L’appât du gain ou la solidarité ?

Dans le travail, tout n’est pas que rentabilité et profit. Bien avant le capitalisme, les prophètes bibliques avaient dénoncé l’appât du gain aux dépens des pauvres : « Quel malheur […] Ils convoitent des champs et ils s'en emparent, des maisons, et ils s'en saisissent ; ils oppriment le citoyen et sa maison, l'homme et son patrimoine(5) ! » Jésus enfoncera le clou : « On ne peut être esclave de Dieu et de l’argent. » (Mt 6.24).

L’avidité n’est pas la recherche du bénéfice(6). La première se fait au détriment du pauvre. La seconde en sa faveur ? Les lois agricoles du Lévitique laissaient ainsi une part des récoltes aux pauvres (Lé 19.10). Et si Paul exhorte les chrétiens d’Éphèse à travailler, c’est pour qu’ils aient « de quoi donner à celui qui est dans le besoin » (Ep 4.28). Le principe de la sécurité sociale et de la retraite par répartition fait écho à ces consignes bibliques.
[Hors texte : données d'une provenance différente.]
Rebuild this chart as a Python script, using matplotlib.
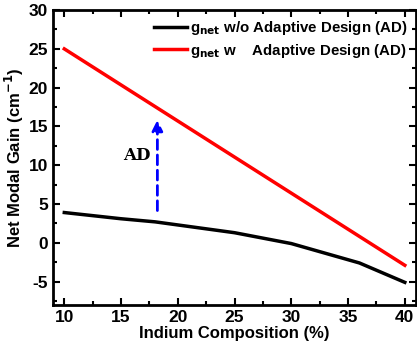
import matplotlib.pyplot as plt
from matplotlib.ticker import MultipleLocator

# datos
indium = [10, 15, 18, 20, 25, 30, 36, 40]
gain_sin_ad = [3.9, 3.1, 2.7, 2.3, 1.3, -0.1, -2.6, -5.1]
indium_ad = [10, 40]
gain_con_ad = [25.0, -2.9]

plt.rcParams['font.family'] = ['Liberation Sans', 'DejaVu Sans']
plt.rcParams['font.weight'] = 'bold'
plt.rcParams['mathtext.default'] = 'bf'
plt.rcParams['axes.unicode_minus'] = False

fig = plt.figure(figsize=(4.17, 3.48), dpi=100)
ax = fig.add_axes([0.127, 0.124, 0.871, 0.847])

ax.plot(indium, gain_sin_ad, color='black', lw=2.5,
        label=r'g$_{net}$ w/o Adaptive Design (AD)')
ax.plot(indium_ad, gain_con_ad, color='red', lw=2.5,
        label=r'g$_{net}$ w    Adaptive Design (AD)')

# flecha AD
ax.annotate('', xy=(18.2, 16.2), xytext=(18.2, 3.8),
            arrowprops=dict(arrowstyle='-|>', color='blue', lw=2,
                            linestyle=(0, (3.5, 2)), mutation_scale=16))
ax.text(16.4, 11.2, 'AD', family='DejaVu Serif', fontweight='bold',
        fontsize=12, ha='center', va='center')

ax.set_xlim(9, 41)
ax.set_ylim(-8, 30)
ax.xaxis.set_major_locator(MultipleLocator(5))
ax.xaxis.set_minor_locator(MultipleLocator(2.5))
ax.yaxis.set_major_locator(MultipleLocator(5))
ax.yaxis.set_minor_locator(MultipleLocator(2.5))
ax.tick_params(which='both', direction='in', top=True, right=True,
               width=1.5, labelsize=12.5)
ax.tick_params(which='major', length=5)
ax.tick_params(which='minor', length=3)
for s in ax.spines.values():
    s.set_linewidth(2)

ax.set_xlabel('Indium Composition (%)', fontsize=12, fontweight='bold', labelpad=1)
ax.set_ylabel('Net Modal Gain (cm$^{-1}$)', fontsize=12, fontweight='bold', labelpad=2)

ax.legend(loc='upper right', frameon=False, fontsize=10.8, handlelength=2.2,
          handletextpad=0.2, borderaxespad=0.2, labelspacing=0.3)

fig.savefig('out.png', dpi=100)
Des valeurs encore actuelles

Le respect des « autorités » (Rm 13.1-7) donne une impulsion de respect de la hiérarchie dans le cadre professionnel. Il faut citer les textes sur les esclaves avec une grande prudence (Ep 6.5-8 ; Col3.22-25), tant le salariat est d’une nature différente de l’esclavage.

La Bible condamne le vol (Lé 19.11, Ep 4.28, …), la fraude (Pr 20.23), la vénalité (Pr 15.27), le mensonge (Pr 12.17). Aujourd’hui, dans la même veine, on prône la conscience professionnelle, l’amour du travail bien fait, le respect des consignes et des réglementations, et l’honnêteté.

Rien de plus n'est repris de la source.